Friday Faves — notes from the new gastroconomy, No. 63

weekly round-up of our favorite finds from the front lines of food

  • Chickens are keeping their mess to themselves, fashionably, with chicken diapers (right). "'Chickens are a symbol of urban nirvana,' The New York Times wrote last year, 'their coops backyard shrines to a locavore movement that has city dwellers moving ever closer to their food.'" We expect the ironic, 80's-inspired, hipster chicken diaper line any day now.
  • A sensible and delicious solution to low meal-cost school lunches: ditch the industrial meat. A New York City school goes meatless. “This is so good,” said 9-year-old Marian Satti of a black bean and cheddar cheese quesadilla served at Tuesday’s lunch, the Daily News said. 'I’m enjoying that it didn’t have a lot of salt in it.'”  

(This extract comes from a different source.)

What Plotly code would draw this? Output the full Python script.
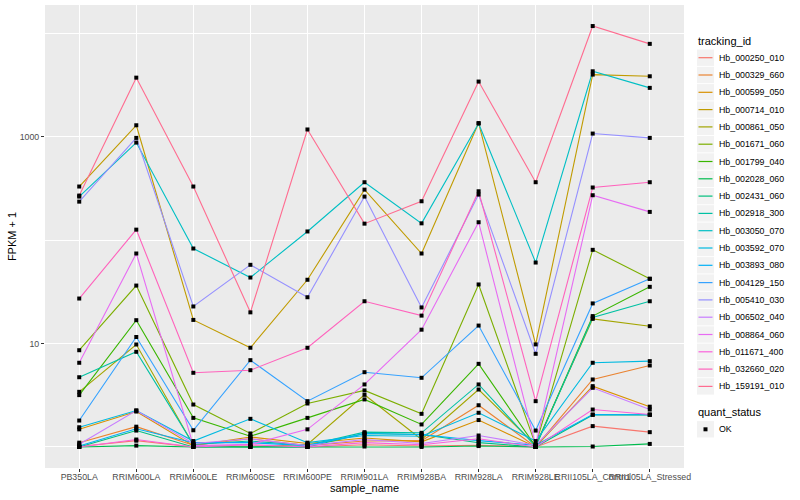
import math
import plotly.graph_objects as go

samples = ["PB350LA", "RRIM600LA", "RRIM600LE", "RRIM600SE", "RRIM600PE",
           "RRIM901LA", "RRIM928BA", "RRIM928LA", "RRIM928LE",
           "RRII105LA_Control", "RRII105LA_Stressed"]

tracking_ids = ["Hb_000250_010", "Hb_000329_660", "Hb_000599_050", "Hb_000714_010",
                "Hb_000861_050", "Hb_001671_060", "Hb_001799_040", "Hb_002028_060",
                "Hb_002431_060", "Hb_002918_300", "Hb_003050_070", "Hb_003592_070",
                "Hb_003893_080", "Hb_004129_150", "Hb_005410_030", "Hb_006502_040",
                "Hb_008864_060", "Hb_011671_400", "Hb_032660_020", "Hb_159191_010"]

quant_status = ["OK"]

# FPKM values per gene, in sample order
hb_000250_010 = [0.01, 0.15, 0.0, 0.02, 0.0, 0.05, 0.02, 0.04, 0.0, 0.59, 0.39]
hb_000329_660 = [0.10, 0.57, 0.04, 0.20, 0.03, 0.14, 0.15, 1.53, 0.0, 3.49, 5.13]
hb_000599_050 = [0.48, 1.20, 0.03, 0.25, 0.08, 0.22, 0.12, 0.82, 0.0, 2.87, 1.45]
hb_000714_010 = [328, 1285, 15.9, 8.1, 40.3, 306, 73.1, 1349, 8.8, 3971, 3825]
hb_000861_050 = [2.41, 8.78, 0.04, 0.0, 0.06, 2.19, 0.18, 2.59, 0.04, 16.3, 13.7]
hb_001671_060 = [7.61, 35.3, 1.57, 0.35, 1.63, 2.52, 1.09, 36.2, 0.04, 79.4, 41.2]
hb_001799_040 = [2.17, 15.8, 0.91, 0.27, 0.91, 1.88, 0.65, 5.36, 0.01, 17.4, 34.3]
hb_002028_060 = [0.0, 0.03, 0.0, 0.0, 0.0, 0.01, 0.0, 0.02, 0.0, 0.01, 0.07]
hb_002431_060 = [0.0, 0.44, 0.0, 0.0, 0.0, 0.35, 0.32, 0.10, 0.0, 1.04, 1.04]
hb_002918_300 = [3.72, 7.31, 0.06, 0.14, 0.04, 0.39, 0.37, 3.02, 0.01, 16.8, 24.6]
hb_003050_070 = [262, 874, 81.8, 42.4, 120, 361, 144, 1335, 59.6, 4274, 2955]
hb_003592_070 = [0.55, 1.25, 0.14, 0.87, 0.10, 0.29, 0.27, 1.14, 0.14, 5.51, 5.75]
hb_003893_080 = [0.02, 0.50, 0.10, 0.10, 0.03, 0.35, 0.32, 0.15, 0.04, 1.06, 1.05]
hb_004129_150 = [0.80, 10.56, 0.45, 5.9, 1.77, 4.28, 3.66, 13.9, 0.44, 23.4, 41.2]
hb_005410_030 = [234, 970, 21.8, 56.6, 27.0, 262, 21.3, 274, 6.95, 1068, 970]
hb_006502_040 = [0.06, 1.25, 0.08, 0.20, 0.03, 0.18, 0.08, 0.29, 0.04, 2.73, 1.30]
hb_008864_060 = [5.51, 73.1, 0.03, 0.06, 0.48, 3.02, 12.6, 147.6, 0.04, 270, 186]
hb_011671_400 = [0.0, 0.18, 0.0, 0.05, 0.0, 0.10, 0.05, 0.20, 0.0, 1.30, 1.06]
hb_032660_020 = [26.2, 125, 4.21, 4.52, 8.09, 24.6, 17.6, 295, 1.77, 321, 361]
hb_159191_010 = [268, 3710, 328, 19.0, 1170, 143, 236, 3400, 361, 11700, 7870]

series = [hb_000250_010, hb_000329_660, hb_000599_050, hb_000714_010, hb_000861_050,
          hb_001671_060, hb_001799_040, hb_002028_060, hb_002431_060, hb_002918_300,
          hb_003050_070, hb_003592_070, hb_003893_080, hb_004129_150, hb_005410_030,
          hb_006502_040, hb_008864_060, hb_011671_400, hb_032660_020, hb_159191_010]

colors = ["#F8766D", "#EA8331", "#D89000", "#C09B00", "#A3A500", "#7CAE00", "#39B600",
          "#00BB4E", "#00BF7D", "#00C1A3", "#00BFC4", "#00BAE0", "#00B0F6", "#35A2FF",
          "#9590FF", "#C77CFF", "#E76BF3", "#FA62DB", "#FF62BC", "#FF6C90"]

y_ticks = [10, 1000]
y_minor = [1, 100, 10000]

FONT = "Liberation Sans, Arial, Helvetica, sans-serif"
W, H = 800, 500
ML, MR, MT, MB = 45, 116, 5, 32

fig = go.Figure()
for name, vals, col in zip(tracking_ids, series, colors):
    fig.add_trace(go.Scatter(
        x=samples, y=[v + 1 for v in vals], mode="lines", name=name,
        line=dict(color=col, width=1.1), showlegend=False))
for name, vals in zip(tracking_ids, series):
    fig.add_trace(go.Scatter(
        x=samples, y=[v + 1 for v in vals], mode="markers", showlegend=False,
        marker=dict(color="black", size=4, symbol="square"),
        name=name + " (" + quant_status[0] + ")"))

all_y = [v + 1 for s in series for v in s]
lo, hi = math.log10(min(all_y)), math.log10(max(all_y))
pad = 0.05 * (hi - lo)

# ---- legend drawn in paper space (ggplot-style keys) ----
pw, ph = W - ML - MR, H - MT - MB


def px_x(px):
    return (px - ML) / pw


def px_y(py):
    return (H - MB - py) / ph


shapes, annots = [], []
KEY_X0, KEY_X1, TEXT_X = 697, 714, 716.5
STEP, FIRST = 17.3, 57.7


def add_title(text, cy):
    annots.append(dict(x=px_x(KEY_X0 - 1), y=px_y(cy), xref="paper", yref="paper",
                       text=text, showarrow=False, xanchor="left", yanchor="middle",
                       font=dict(size=11, color="black")))


def add_key(cy):
    shapes.append(dict(type="rect", xref="paper", yref="paper",
                       x0=px_x(KEY_X0), x1=px_x(KEY_X1),
                       y0=px_y(cy + 8.2), y1=px_y(cy - 8.2),
                       fillcolor="#F2F2F2", line=dict(width=0), layer="above"))


def add_text(text, cy):
    annots.append(dict(x=px_x(TEXT_X), y=px_y(cy), xref="paper", yref="paper",
                       text=text, showarrow=False, xanchor="left", yanchor="middle",
                       font=dict(size=8.8, color="black")))


add_title("tracking_id", 41)
for i, (name, col) in enumerate(zip(tracking_ids, colors)):
    cy = FIRST + i * STEP
    add_key(cy)
    shapes.append(dict(type="line", xref="paper", yref="paper",
                       x0=px_x(KEY_X0 + 1.5), x1=px_x(KEY_X1 - 1.5),
                       y0=px_y(cy), y1=px_y(cy),
                       line=dict(color=col, width=1.2), layer="above"))
    add_text(name, cy)

add_title("quant_status", 412.3)
cy_ok = 429.3
add_key(cy_ok)
shapes.append(dict(type="rect", xref="paper", yref="paper",
                   x0=px_x(703.5), x1=px_x(707.5), y0=px_y(cy_ok + 2), y1=px_y(cy_ok - 2),
                   fillcolor="black", line=dict(width=0), layer="above"))
add_text(quant_status[0], cy_ok)

fig.update_layout(
    width=W, height=H,
    margin=dict(l=ML, r=MR, t=MT, b=MB),
    paper_bgcolor="white", plot_bgcolor="#EBEBEB",
    font=dict(family=FONT, size=11, color="black"),
    showlegend=False,
    shapes=shapes, annotations=annots,
    xaxis=dict(
        type="category", range=[-0.6, len(samples) - 0.4],
        showgrid=True, gridcolor="white", gridwidth=1.1, zeroline=False,
        ticks="outside", ticklen=3, tickcolor="#333333", tickwidth=1,
        tickangle=0, tickfont=dict(size=8.8, color="#4D4D4D"),
        ticklabelstandoff=-3,
        title=dict(text="sample_name", font=dict(size=11), standoff=3),
        showline=False, automargin=False),
    yaxis=dict(
        type="log", range=[lo - pad, hi + pad],
        tickmode="array", tickvals=y_ticks, ticktext=[str(t) for t in y_ticks],
        showgrid=True, gridcolor="white", gridwidth=1.1, zeroline=False,
        ticks="outside", ticklen=3, tickcolor="#333333", tickwidth=1,
        tickfont=dict(size=8.8, color="#4D4D4D"),
        minor=dict(tickmode="array", tickvals=y_minor, showgrid=True,
                   gridcolor="white", gridwidth=0.55, ticks=""),
        title=dict(text="FPKM + 1", font=dict(size=11), standoff=0),
        showline=False, automargin=False),
)

fig.write_html("out.html", config={"displayModeBar": False},
               post_script="document.body.style.margin='0px';")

  • Culinary students at CIA protested what they feel are weakened standards. “There are students here who understand the work and the discipline...but there are also some who just want to coast and get on reality shows, and we see them getting away with it.”
  • A small town in Scotland has launched its own signature menu as a way to support regional cuisine and identity. Huntly, a town of only 4,000 people, has stepped out with this vision. How about "Huntly tattie soup (made with locally-grown veg and short rib or plate beef); Deveron cure trout and mayonnaise made with rapeseed oil; Highland kedgeree (using Moray-smoked haddock, free-range eggs and Fairtrade rice); and Gordon barley risotto with Moray langoustine, mushrooms or rabbit, dotted with Douglas Fir pine oil."